— Start Dataset section —

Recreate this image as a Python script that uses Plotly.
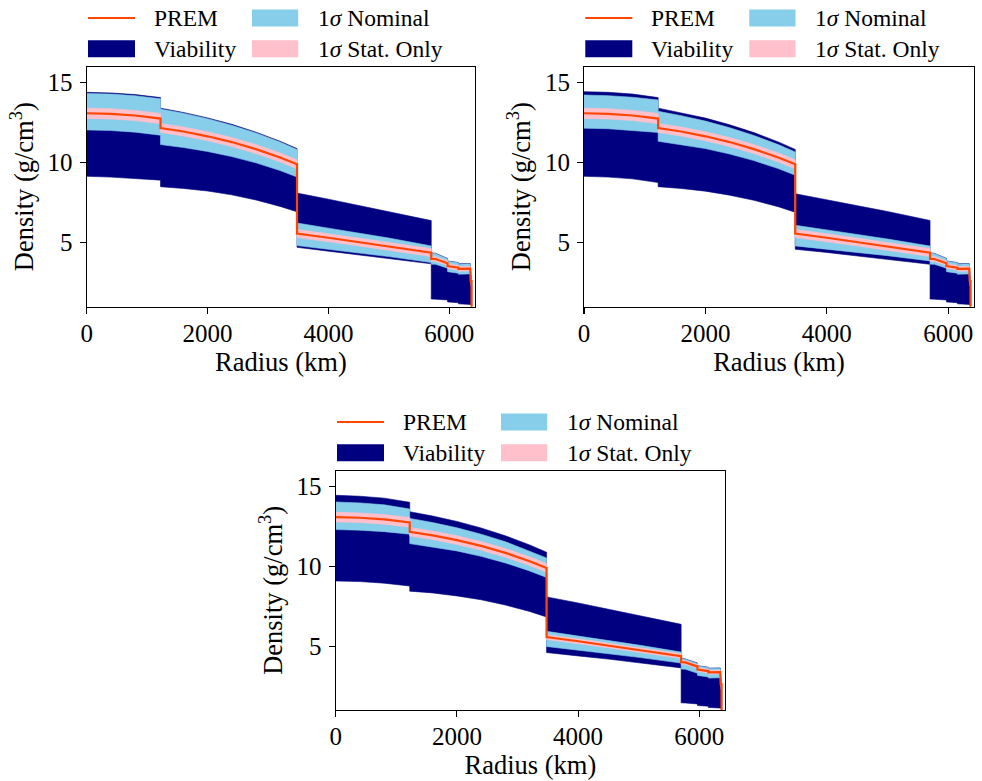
import plotly.graph_objects as go

# ---------------- data ----------------
radius_km = [0, 400, 800, 1221.5,
             1221.5, 1600, 2000, 2400, 2800, 3200, 3480,
             3480, 4000, 4500, 5000, 5701,
             5701, 5771, 5971,
             5971, 6151,
             6151, 6346.6,
             6346.6, 6356,
             6356, 6368,
             6368, 6371]

prem_density = [13.09, 13.05, 12.95, 12.76,
                12.17, 11.95, 11.65, 11.29, 10.85, 10.33, 9.90,
                5.57, 5.31, 5.05, 4.79, 4.38,
                3.99, 3.98, 3.72,
                3.54, 3.44,
                3.36, 3.38,
                2.90, 2.90,
                2.60, 2.60,
                1.02, 1.02]

# panel 1 (top left)
p1_viab_hi = [14.40, 14.36, 14.26, 14.07,
              13.41, 13.14, 12.80, 12.40, 11.91, 11.34, 10.88,
              8.10, 7.72, 7.34, 6.96, 6.38,
              4.36, 4.34, 4.02,
              3.86, 3.76,
              3.68, 3.70,
              3.22, 3.22,
              2.92, 2.92,
              1.30, 1.30]
p1_viab_lo = [9.15, 9.10, 9.02, 8.91,
              8.50, 8.39, 8.23, 7.99, 7.67, 7.27, 6.93,
              4.71, 4.47, 4.23, 3.99, 3.68,
              1.48, 1.47, 1.42,
              1.30, 1.25,
              1.18, 1.14,
              1.12, 1.12,
              1.10, 1.10,
              1.00, 1.00]
p1_nom_hi = [14.33, 14.29, 14.19, 14.00,
             13.35, 13.09, 12.75, 12.34, 11.86, 11.29, 10.83,
             6.23, 5.91, 5.60, 5.29, 4.80,
             4.34, 4.32, 4.00,
             3.84, 3.74,
             3.66, 3.68,
             3.20, 3.20,
             2.90, 2.90,
             1.30, 1.30]
p1_nom_lo = [12.05, 12.01, 11.91, 11.72,
             11.13, 10.95, 10.70, 10.38, 9.99, 9.51, 9.11,
             4.82, 4.59, 4.36, 4.13, 3.76,
             3.66, 3.65, 3.41,
             3.19, 3.09,
             3.03, 3.05,
             2.60, 2.60,
             2.30, 2.30,
             1.00, 1.00]
p1_stat_hi = [13.41, 13.37, 13.27, 13.08,
              12.45, 12.23, 11.93, 11.57, 11.13, 10.61, 10.18,
              5.82, 5.56, 5.30, 5.04, 4.63,
              4.14, 4.13, 3.87,
              3.69, 3.59,
              3.51, 3.53,
              3.05, 3.05,
              2.75, 2.75,
              1.15, 1.15]
p1_stat_lo = [12.77, 12.73, 12.63, 12.44,
              11.89, 11.67, 11.37, 11.01, 10.57, 10.05, 9.62,
              5.32, 5.06, 4.80, 4.54, 4.13,
              3.84, 3.83, 3.57,
              3.39, 3.29,
              3.21, 3.23,
              2.75, 2.75,
              2.45, 2.45,
              1.00, 1.00]

# panel 2 (top right)
p2_viab_hi = [14.44, 14.40, 14.29, 14.07,
              13.41, 13.13, 12.79, 12.37, 11.88, 11.30, 10.83,
              8.06, 7.69, 7.32, 6.95, 6.39,
              4.36, 4.34, 4.02,
              3.86, 3.76,
              3.68, 3.70,
              3.22, 3.22,
              2.92, 2.92,
              1.30, 1.30]
p2_viab_lo = [9.15, 9.10, 8.99, 8.76,
              8.50, 8.39, 8.22, 7.97, 7.65, 7.25, 6.90,
              4.59, 4.39, 4.18, 3.97, 3.65,
              1.48, 1.47, 1.42,
              1.30, 1.25,
              1.18, 1.14,
              1.12, 1.12,
              1.10, 1.10,
              1.00, 1.00]
p2_nom_hi = [14.23, 14.19, 14.09, 13.92,
             13.21, 12.94, 12.60, 12.19, 11.70, 11.13, 10.67,
             6.09, 5.80, 5.52, 5.23, 4.79,
             4.34, 4.32, 4.00,
             3.84, 3.74,
             3.66, 3.68,
             3.20, 3.20,
             2.90, 2.90,
             1.30, 1.30]
p2_nom_lo = [12.16, 12.12, 12.03, 11.89,
             11.34, 11.14, 10.88, 10.54, 10.13, 9.63, 9.22,
             4.80, 4.60, 4.39, 4.19, 3.86,
             3.66, 3.65, 3.41,
             3.19, 3.09,
             3.03, 3.05,
             2.60, 2.60,
             2.30, 2.30,
             1.00, 1.00]
p2_stat_hi = list(p1_stat_hi)
p2_stat_lo = list(p1_stat_lo)

# panel 3 (bottom)
p3_viab_hi = [14.46, 14.40, 14.28, 14.02,
              13.43, 13.16, 12.82, 12.41, 11.92, 11.35, 10.89,
              8.09, 7.71, 7.33, 6.95, 6.37,
              4.21, 4.20, 3.94,
              3.78, 3.68,
              3.62, 3.64,
              3.22, 3.22,
              2.92, 2.92,
              1.30, 1.30]
p3_viab_lo = [9.09, 9.05, 8.95, 8.77,
              8.45, 8.34, 8.15, 7.91, 7.58, 7.18, 6.83,
              4.60, 4.39, 4.19, 3.98, 3.64,
              1.45, 1.44, 1.38,
              1.28, 1.24,
              1.16, 1.12,
              1.12, 1.12,
              1.10, 1.10,
              1.00, 1.00]
p3_nom_hi = [14.04, 13.98, 13.86, 13.60,
             13.01, 12.75, 12.42, 12.02, 11.55, 10.98, 10.53,
             5.93, 5.64, 5.36, 5.07, 4.63,
             4.19, 4.18, 3.92,
             3.76, 3.66,
             3.60, 3.62,
             3.20, 3.20,
             2.90, 2.90,
             1.30, 1.30]
p3_nom_lo = [12.31, 12.27, 12.18, 12.02,
             11.43, 11.23, 10.97, 10.63, 10.22, 9.72, 9.31,
             4.98, 4.76, 4.53, 4.30, 3.94,
             3.57, 3.56, 3.30,
             3.17, 3.07,
             3.00, 3.02,
             2.60, 2.60,
             2.30, 2.30,
             1.00, 1.00]
p3_stat_hi = [13.39, 13.35, 13.25, 13.06,
              12.44, 12.22, 11.92, 11.56, 11.12, 10.60, 10.17,
              5.72, 5.46, 5.20, 4.94, 4.53,
              4.11, 4.10, 3.84,
              3.66, 3.56,
              3.48, 3.50,
              3.05, 3.05,
              2.75, 2.75,
              1.15, 1.15]
p3_stat_lo = [12.79, 12.75, 12.65, 12.46,
              11.90, 11.68, 11.38, 11.02, 10.58, 10.06, 9.63,
              5.42, 5.16, 4.90, 4.64, 4.23,
              3.87, 3.86, 3.60,
              3.42, 3.32,
              3.24, 3.26,
              2.75, 2.75,
              2.45, 2.45,
              1.00, 1.00]

x_ticks = [0, 2000, 4000, 6000]
y_ticks = [5, 10, 15]
legend_labels = ["PREM", "Viability", "1<i>σ</i> Nominal", "1<i>σ</i> Stat. Only"]

# ---------------- styling ----------------
W, H = 982, 781
NAVY = "#000080"
SKY = "#87CEEB"
PINK = "#FFC0CB"
PREM_C = "#FF4500"
FONT = "Liberation Serif"

# plot areas in pixels: (left, top, right, bottom)
panels_px = [(86.7, 66.7, 475.0, 306.7),
             (584.0, 66.7, 974.0, 306.7),
             (335.7, 470.7, 725.0, 710.0)]

panel_data = [
    (p1_viab_hi, p1_viab_lo, p1_nom_hi, p1_nom_lo, p1_stat_hi, p1_stat_lo),
    (p2_viab_hi, p2_viab_lo, p2_nom_hi, p2_nom_lo, p2_stat_hi, p2_stat_lo),
    (p3_viab_hi, p3_viab_lo, p3_nom_hi, p3_nom_lo, p3_stat_hi, p3_stat_lo),
]


def px_x(v):
    return v / W


def px_y(v):
    return 1 - v / H


fig = go.Figure()
layout = dict(
    width=W, height=H,
    margin=dict(l=0, r=0, t=0, b=0, pad=0, autoexpand=False),
    paper_bgcolor="white", plot_bgcolor="white",
    font=dict(family=FONT, size=25, color="black"),
    showlegend=False,
)

shapes = []
annotations = []

for i, ((L, T, Rr, B), bands) in enumerate(zip(panels_px, panel_data)):
    n = "" if i == 0 else str(i + 1)
    xa, ya = "x" + n, "y" + n
    vh, vl, nh, nl, sh, sl = bands
    for hi, lo, col in [(vh, vl, NAVY), (nh, nl, SKY), (sh, sl, PINK)]:
        fig.add_trace(go.Scatter(
            x=radius_km + radius_km[::-1],
            y=hi + lo[::-1],
            fill="toself", fillcolor=col, mode="lines",
            line=dict(color=col, width=0.6),
            hoverinfo="skip", xaxis=xa, yaxis=ya))
    fig.add_trace(go.Scatter(
        x=radius_km, y=prem_density, mode="lines",
        line=dict(color=PREM_C, width=2.2),
        hoverinfo="skip", xaxis=xa, yaxis=ya))

    axis_common = dict(
        showgrid=False, zeroline=False, showline=True, mirror=True,
        linecolor="black", linewidth=1.1, ticks="outside", ticklen=6,
        tickwidth=1.1, tickcolor="black", automargin=False,
        tickfont=dict(family=FONT, size=25, color="black"),
    )
    layout["xaxis" + n] = dict(
        axis_common, domain=[px_x(L), px_x(Rr)], anchor=ya,
        range=[0, 6425], tickvals=x_ticks, ticklabelstandoff=-2,
        title=dict(text="Radius (km)", standoff=2,
                   font=dict(family=FONT, size=26.5, color="black")))
    layout["yaxis" + n] = dict(
        axis_common, domain=[px_y(B), px_y(T)], anchor=xa,
        range=[1, 16], tickvals=y_ticks, ticklabelstandoff=2,
        title=dict(text="Density (g/cm<sup>3</sup>)", standoff=6,
                   font=dict(family=FONT, size=26.5, color="black")))

    # legend (drawn manually, 2 x 2 layout)
    r1, r2 = T - 48.7, T - 18.0
    c1a, c1b, c1t = L + 1.3, L + 48.3, L + 65.3
    c2a, c2b, c2t = L + 165.3, L + 211.5, L + 229.3
    shapes.append(dict(type="line", xref="paper", yref="paper",
                       x0=px_x(c1a), x1=px_x(c1b), y0=px_y(r1), y1=px_y(r1),
                       line=dict(color=PREM_C, width=2)))
    for (xa0, xa1, yc, col) in [(c1a, c1b, r2, NAVY), (c2a, c2b, r1, SKY), (c2a, c2b, r2, PINK)]:
        shapes.append(dict(type="rect", xref="paper", yref="paper",
                           x0=px_x(xa0), x1=px_x(xa1),
                           y0=px_y(yc + 8.5), y1=px_y(yc - 8.5),
                           fillcolor=col, line=dict(width=0)))
    for (tx, ty, txt) in [(c1t, r1, legend_labels[0]), (c1t, r2, legend_labels[1]),
                          (c2t, r1, legend_labels[2]), (c2t, r2, legend_labels[3])]:
        annotations.append(dict(x=px_x(tx), y=px_y(ty), xref="paper", yref="paper",
                                text=txt, showarrow=False, xanchor="left", yanchor="middle",
                                font=dict(family=FONT, size=23.5, color="black")))

layout["shapes"] = shapes
layout["annotations"] = annotations
fig.update_layout(**layout)
fig.write_html("out.html",
               config={"displayModeBar": False, "staticPlot": True},
               post_script="document.body.style.margin='0';document.body.style.overflow='hidden';")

— End Dataset section —

◆ Task requirements: Repeat the listing above exactly from its first line to the line containing "import plotly.graph_objects as go", both included, and omit the pictures.

◆ Written reply:
Recreate this image as a Python script that uses Plotly.
import plotly.graph_objects as go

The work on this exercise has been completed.